Library Developer Perspective

The presentation thus far has focussed on the user's perspective. From the perspective of a Tianshou developer, it is important that the high-level API be clearly structured and maintainable. Here are the most relevant representations:

  • Policy parameters are represented as dataclasses (base class Params).

    The goal is for the parameters to be ultimately passed to the corresponding policy class (e.g. PPOParams contains parameters for PPOPolicy).

    • Parameter transformation: In part, the parameter dataclass attributes already correspond directly to policy class parameters. However, because the high-level interface must, in many cases, abstract away from the low-level interface, we establish the notion of a ParamTransformer, which transforms one or more parameters into the form that is required by the policy class: The idea is that the dictionary representation of the dataclass is successively transformed via ParamTransformers such that the resulting dictionary can ultimately be used as keyword arguments for the policy. To achieve maintainability, the declaration of parameter transformations is colocated with the parameters they affect. Tests ensure that naming issues are detected.

    • Composition and inheritance: We use inheritance and mixins to reduce duplication.

  • Factories are an essential principle of the library. Because the creation of objects may depend on objects that are not yet created, a declarative approach necessitates that we transition from the objects themselves to factories.
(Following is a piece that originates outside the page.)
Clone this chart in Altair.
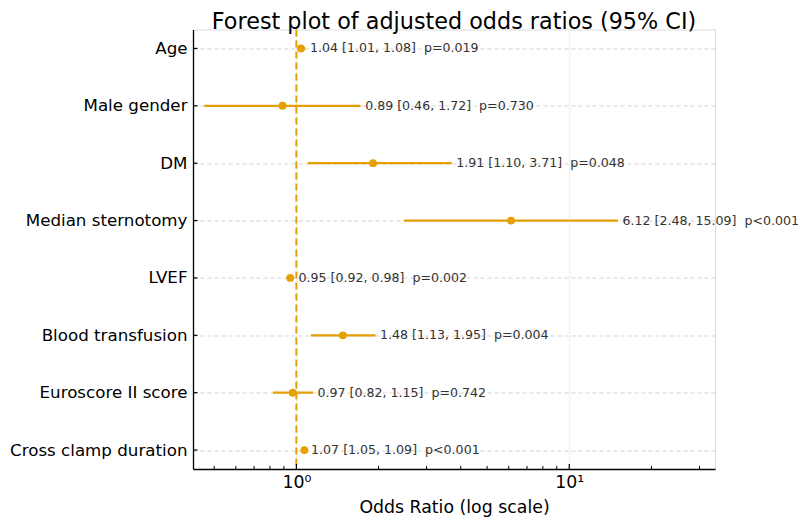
import altair as alt
import pandas as pd

names = ["Age", "Male gender", "DM", "Median sternotomy", "LVEF",
         "Blood transfusion", "Euroscore II score", "Cross clamp duration"]
or_vals = [1.04, 0.89, 1.91, 6.12, 0.95, 1.48, 0.97, 1.07]
lower = [1.01, 0.46, 1.10, 2.48, 0.92, 1.13, 0.82, 1.05]
upper = [1.08, 1.72, 3.71, 15.09, 0.98, 1.95, 1.15, 1.09]
pvals = ["p=0.019", "p=0.730", "p=0.048", "p<0.001", "p=0.002",
         "p=0.004", "p=0.742", "p<0.001"]
major_ticks = [1, 10]
minor_ticks = [0.5, 0.6, 0.7, 0.8, 0.9, 2, 3, 4, 5, 6, 7, 8, 9, 20, 30]
ref_value = [1.0]
title_text = ["Forest plot of adjusted odds ratios (95% CI)"]

labels = [f"{o:.2f} [{l:.2f}, {u:.2f}] \u00a0{p}"
          for o, l, u, p in zip(or_vals, lower, upper, pvals)]

df = pd.DataFrame({"name": names, "or": or_vals, "lower": lower,
                   "upper": upper, "label": labels})

ORANGE = "#E69F00"
W, H = 522, 439.5
FONT = "DejaVu Sans"

xs = alt.Scale(type="log", domain=[0.418, 34.2], nice=False)
xaxis = alt.Axis(values=major_ticks,
                 labelExpr="datum.value == 1 ? '10\u2070' : '10\u00b9'",
                 ticks=False, labelPadding=4, labelFontSize=17.33,
                 labelColor="black", labelFont=FONT,
                 domainColor="black", domainWidth=1.3,
                 grid=True, gridColor="#d9d9d9", gridDash=[2, 2], gridWidth=0.8,
                 title="Odds Ratio (log scale)", titleFontSize=17.33,
                 titleFontWeight="normal", titleColor="black", titleFont=FONT,
                 titlePadding=8)
ys = alt.Scale(type="point", padding=0.33, domain=names)
yaxis = alt.Axis(title=None, ticks=False, labelPadding=6, labelFontSize=16.7,
                 labelColor="black", labelFont=FONT, labelLimit=300,
                 domainColor="black", domainWidth=1.3,
                 grid=True, gridColor="#c8c8c8", gridDash=[4, 3], gridWidth=0.8)

def X(field):
    return alt.X(field, type="quantitative", scale=xs, axis=xaxis)

Y = alt.Y("name:N", scale=ys, axis=yaxis, sort=None)

ci = alt.Chart(df).mark_rule(color=ORANGE, strokeWidth=2.3).encode(
    x=X("lower"), x2="upper", y=Y)

ref = alt.Chart(pd.DataFrame({"ref": ref_value})).mark_rule(
    color=ORANGE, strokeDash=[7, 4], strokeWidth=2).encode(x=X("ref"))

pts = alt.Chart(df).mark_circle(color=ORANGE, size=62, opacity=1).encode(
    x=X("or"), y=Y)

txt = alt.Chart(df).mark_text(align="left", baseline="middle", dx=4.5,
                              fontSize=12.6, font=FONT, color="#333333").encode(
    x=X("upper"), y=Y, text="label:N")

minor = alt.Chart(pd.DataFrame({"t": minor_ticks})).mark_rule(
    color="black", strokeWidth=1).encode(
    x=X("t"), y=alt.value(H), y2=alt.value(H - 3))

major = alt.Chart(pd.DataFrame({"t": major_ticks})).mark_rule(
    color="black", strokeWidth=1.2).encode(
    x=X("t"), y=alt.value(H), y2=alt.value(H - 5))

yticks = alt.Chart(df).mark_rule(color="black", strokeWidth=1.2).encode(
    y=Y, x=alt.value(0), x2=alt.value(4.5))

title = alt.Chart(pd.DataFrame({"t": title_text})).mark_text(
    fontSize=22.3, font=FONT, color="black", align="center",
    baseline="alphabetic").encode(
    text="t:N", x=alt.value(W / 2), y=alt.value(-0.5))

chart = alt.layer(ci, ref, pts, txt, minor, major, yticks, title).properties(
    width=W, height=H,
    autosize=alt.AutoSizeParams(type="none"),
    padding={"left": 185, "top": 21.5, "right": 86, "bottom": 50},
).configure_view(stroke=None).configure(font=FONT)

chart.save("out.html", embed_options={"renderer": "svg", "actions": False})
    • The EnvFactory was already mentioned above, as it is a user-facing abstraction. Its purpose is to create the (vectorized) Environments that will be used in the experiments.
    • An AgentFactory is the central component that creates the policy, the trainer as well as the necessary collectors. To support a new type of policy, a subclass that handles the policy creation is required. In turn, the main task when implementing a new algorithm-specific ExperimentBuilder is the creation of the corresponding AgentFactory.
    • Several types of factories serve to parametrize policies and training processes, e.g.
      • OptimizerFactory for the creation of torch optimizers
      • ActorFactory for the creation of actor models
      • CriticFactory for the creation of critic models
      • IntermediateModuleFactory for the creation of models that produce intermediate/latent representations
      • EnvParamFactory for the creation of parameters based on properties of the environment
      • NoiseFactory for the creation of BaseNoise instances
      • DistributionFunctionFactory for the creation of functions that create torch distributions from tensors
      • LRSchedulerFactory for learning rate schedulers
      • PolicyWrapperFactory for policy wrappers that extend the functionality of the regular policy (e.g. intrinsic curiosity)
      • AutoAlphaFactory for automatically tuned regularization coefficients (as supported by SAC or REDQ)
    • A LoggerFactory handles the creation of the experiment logger, but the default implementation already handles the cases that were used in the examples.
  • The ExperimentBuilder implementations make use of mixins to add common functionality. As mentioned above, the main task in an algorithm-specific specialization is to create the AgentFactory.

Supporting a New Algorithm

In order to support a new algorithm in the high-level API, follow these steps:

  1. Create the algorithm-specific parameter representation (specialization of class Params).

    • Try to reuse existing mixins, factorising as much as is reasonable.
    • If the algorithm uses a new type of complex parameter, for which no representation yet exists, create new factory-style classes, which can be easily persisted.
    • Take care to apply all the necessary parameter transformations in order to produce the representations that can ultimately be passed to the low-level policy instance.
  2. Implement the algorithm-specific agent factory (specialization of AgentFactory).

    Inherit from an appropriate base class for algorithms with similar properties to minimize the implementation effort. In many cases, the implementation will be just a few lines.

  3. Implement the algorithm-specific experiment builder (specialization of ExperimentBuilder).

    Make use of the right mixins to provide the required configuration methods.